Le Président Tebboune précise encore plus son point de vue en disant : « The resolution of the crisis is a must to build a new Algeria where no one is protected neither by his immunity nor influence” (La résolution de la crise est une exigence si on veut construire une nouvelle Algérie où personne ne sera protégé ni par son immunité ni par son influence) (Abdelmadjid Tebboune, APS, article cité). S’il y a des avis qui supportent cette thèse—notamment les instances de l’Etat—les avis opposés sont nombreux—notamment les partis politiques et la société civile. C’est ce qu’on peut lire par exemple dans la déclaration suivante : « Le projet [de révision constitutionnelle] est loin de marquer une rupture avec les textes constitutionnels passés.

On peut même affirmer qu’en fait, il représente une régression par rapport à la Constitution actuelle, elle-même non seulement discutable, mais encore plus ayant perdu toutes ses dents du fait des coups que lui a portés l’ex-Président démissionnaire, mais pas encore déchu » (Mourad Benachenhou, Flagrant délit, El Watan, 22 septembre 2020). Soulignant le caractère « illégitime » de ce projet de révision, Mourad Benachenhou poursuit : « Le projet de Constitution qui vient d’être adopté à main levée par une Assemblée dont on sait qu’elle ne représente que ceux qui lui donnent un semblant de représentabilité pour faire passer leurs propres projets en leur donnant une légitimité frelatée ab initio » (Mourad Benachenhou, article cité).

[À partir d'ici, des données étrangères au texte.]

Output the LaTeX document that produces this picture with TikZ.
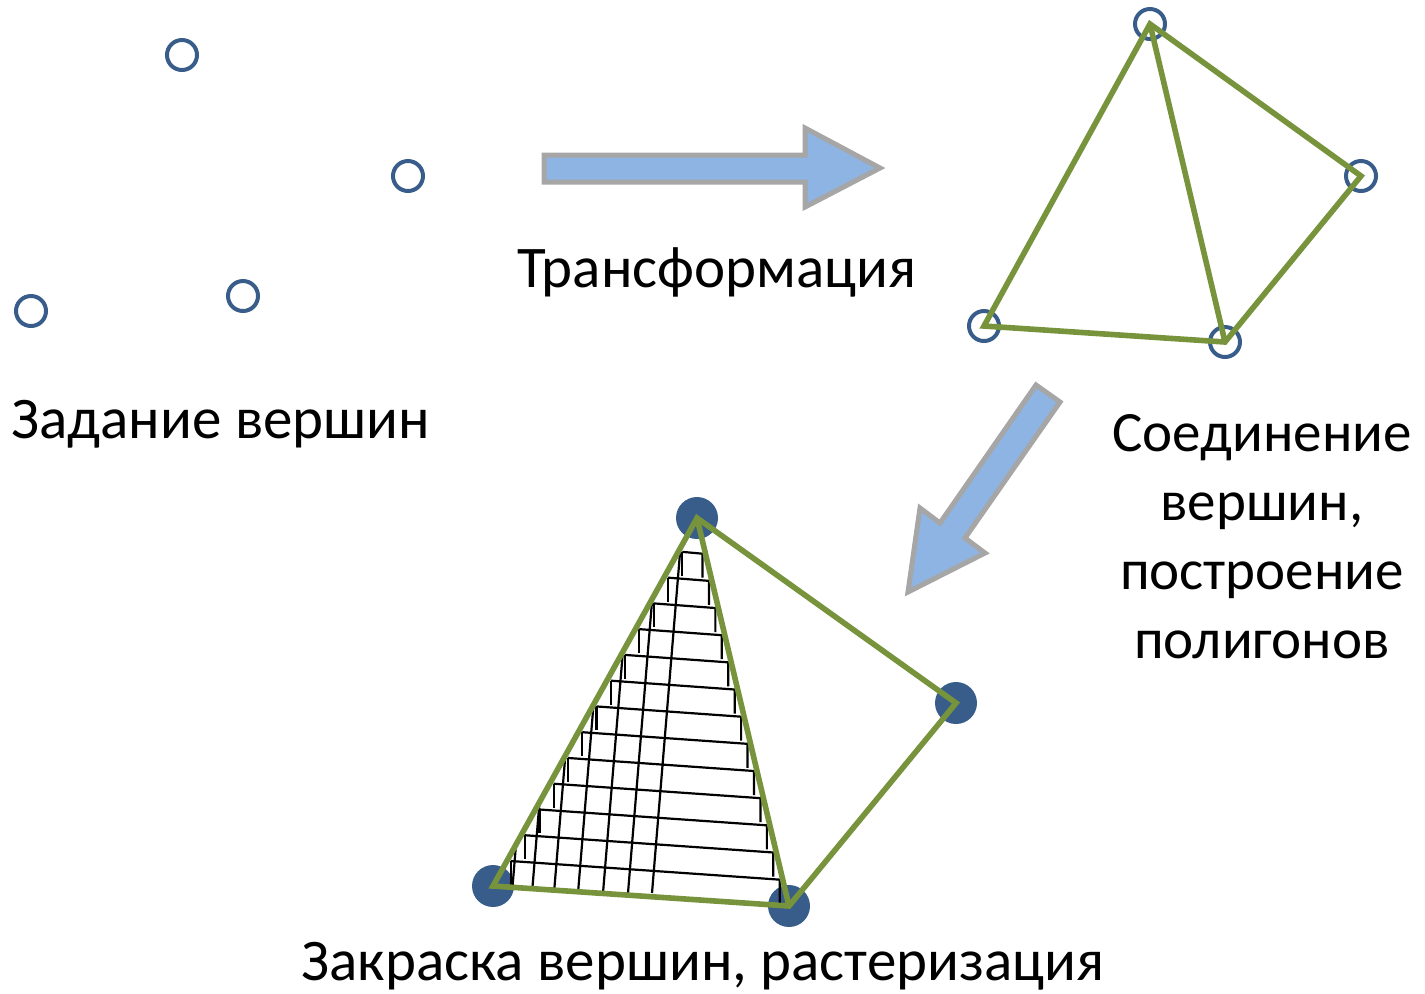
\documentclass[tikz,border=0pt]{standalone}
\usepackage{fontspec}
\setmainfont{Carlito}
\usetikzlibrary{calc}

\definecolor{vblue}{HTML}{385D8A}
\definecolor{egreen}{HTML}{77933C}
\definecolor{afill}{HTML}{8DB4E2}
\definecolor{agray}{HTML}{A6A6A6}

\begin{document}
\begin{tikzpicture}[x=0.5pt, y=-0.5pt,
    vtx/.style={circle, draw=vblue, line width=2pt, minimum size=15pt, inner sep=0pt},
    dot/.style={circle, fill=vblue, minimum size=21pt, inner sep=0pt},
    edge/.style={draw=egreen, line width=2.8pt},
    hatch/.style={draw=black, line width=1.1pt},
    bigarrow/.style={fill=afill, draw=agray, line width=2.5pt},
    lbl/.style={inner sep=0pt, font=\fontsize{29.5}{35}\selectfont}]

    \useasboundingbox (0,0) rectangle (1425,993);

    % vertices given
    \node[vtx] (a1) at (182,55) {};
    \node[vtx] (a2) at (408,176) {};
    \node[vtx] (a3) at (243,296) {};
    \node[vtx] (a4) at (31,311) {};
    \node[lbl, anchor=base west] (zad) at (11,438) {Задание вершин};

    % transformation arrow
    \draw[bigarrow] (544,155) -- (805,155) -- (805,128) -- (880,168) -- (805,207) -- (805,182) -- (544,182) -- cycle;
    \node[lbl, anchor=base] (tra) at (717,287) {Трансформация};

    % connected vertices
    \node[vtx] (q1) at (1150,24) {};
    \node[vtx] (q2) at (1361,176) {};
    \node[vtx] (q3) at (1225,342) {};
    \node[vtx] (q4) at (984,326) {};
    \draw[edge] (q4.center) -- (q1.center) -- (q2.center) -- (q3.center) -- cycle;
    \draw[edge] (q1.center) -- (q3.center);
    \node[lbl, font=\fontsize{28.5}{34.5}\selectfont, align=center, anchor=base] (soe) at (1262,658) {Соединение\\вершин,\\построение\\полигонов};

    % second arrow
    \draw[bigarrow] (1036,385) -- (1060,402) -- (965,538) -- (985,553) -- (908,592) -- (920,508) -- (940,523) -- cycle;

    % rasterised polygon
    \node[dot] (r1) at (697,518) {};
    \node[dot] (r2) at (956,703) {};
    \node[dot] (r3) at (789,906) {};
    \node[dot] (r4) at (493,886) {};

    \begin{scope}
      \clip ($(r1)!0.092!(r4)$) -- ($(r1)!0.092!(r3)$) -- (r3.center) -- (r4.center) -- cycle;
      \foreach \cx in {512,532,554,578,603,628,652}
        \draw[hatch] (\cx,893) -- ++(28,-340);
    \end{scope}
    \foreach \i in {0,...,12} {
      \pgfmathsetmacro\f{0.092+0.07*\i}
      \draw[hatch] ($(r1)!\f!(r4)+(4,0)$) coordinate (pl) -- ($(r1)!\f!(r3)+(-3,0)$) coordinate (pr) -- ++(0,24);
      \draw[hatch] (pl) -- ++(0,24);
    }

    \draw[edge] (r4.center) -- (r1.center) -- (r2.center) -- (r3.center) -- cycle;
    \draw[edge] (r1.center) -- (r3.center);
    \node[lbl, anchor=base] (zak) at (703,980) {Закраска вершин, растеризация};

\end{tikzpicture}
\end{document}
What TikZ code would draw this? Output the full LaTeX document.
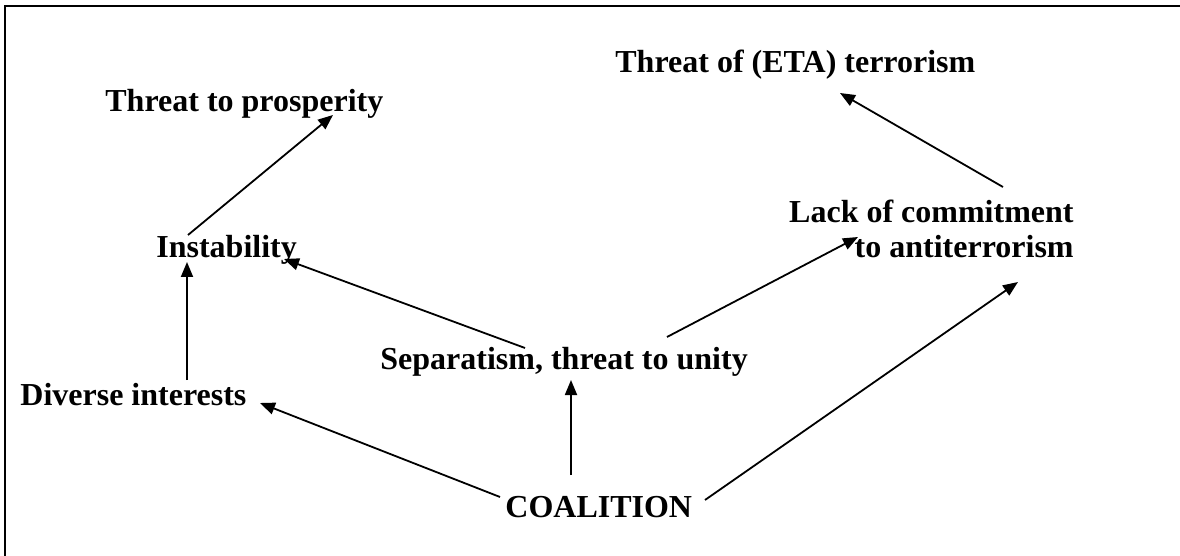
\documentclass[tikz,border=0pt]{standalone}
\usepackage{fontspec}
\setmainfont{Liberation Serif}
\usetikzlibrary{arrows.meta,positioning,calc}

\begin{document}
\begin{tikzpicture}[x=0.5pt,y=-0.5pt,
  font=\fontsize{16}{17.5}\selectfont\bfseries,
  lbl/.style={inner sep=0pt,anchor=base west},
  link/.style={line width=0.9pt,-{Triangle[length=7.5pt,width=6pt]}}]
\path[use as bounding box] (0,0) rectangle (1180,556);
\draw[line width=1pt] (1180,6.5) -- (5,6.5) -- (5,556);
% labels
\node[lbl] (eta) at (615,73) {Threat of (ETA) terrorism};
\node[lbl] (prosp) at (105,112) {Threat to prosperity};
\node[lbl] (inst) at (156,257) {Instability};
\node[inner sep=0pt,anchor=north east,align=right] (lack) at (1074,200)
  {Lack of commitment\\to antiterrorism};
\node[lbl] (sep) at (380,370) {Separatism, threat to unity};
\node[lbl] (div) at (20,405) {Diverse interests};
\node[lbl] (coal) at (505,517) {COALITION};
% links
\draw[link] ([shift={(32,-22)}]inst.base west) -- ([shift={(228,3)}]prosp.base west);
\draw[link] ([shift={(167,-25)}]div.base west) -- ([shift={(31,5)}]inst.base west);
\draw[link] ([shift={(145,-22)}]sep.base west) -- ([shift={(128,2)}]inst.base west);
\draw[link] ([shift={(287,-33)}]sep.base west) -- ([shift={(-216,37)}]lack.north east);
\draw[link] ([shift={(-71,-13)}]lack.north east) -- ([shift={(225,20)}]eta.base west);
\draw[link] ([shift={(66,-42)}]coal.base west) -- ([shift={(191,10)}]sep.base west);
\draw[link] ([shift={(-5,-20)}]coal.base west) -- ([shift={(240,-2)}]div.base west);
\draw[link] ([shift={(200,-17)}]coal.base west) -- ([shift={(-56,82)}]lack.north east);
\end{tikzpicture}
\end{document}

Concernant le « gap » entre les textes et la réalité politique sur le terrain, nous avons vu que beaucoup soulignent leur pessimisme quant à l’apport de cette nouvelle révision. Il est clair, à travers toutes déclarations totalement divergentes, que les avis sont loin d’être unanimes sur le projet proposé par le gouvernement. Quel sera le verdict populaire du 1er novembre prochain ? « That is the Question ».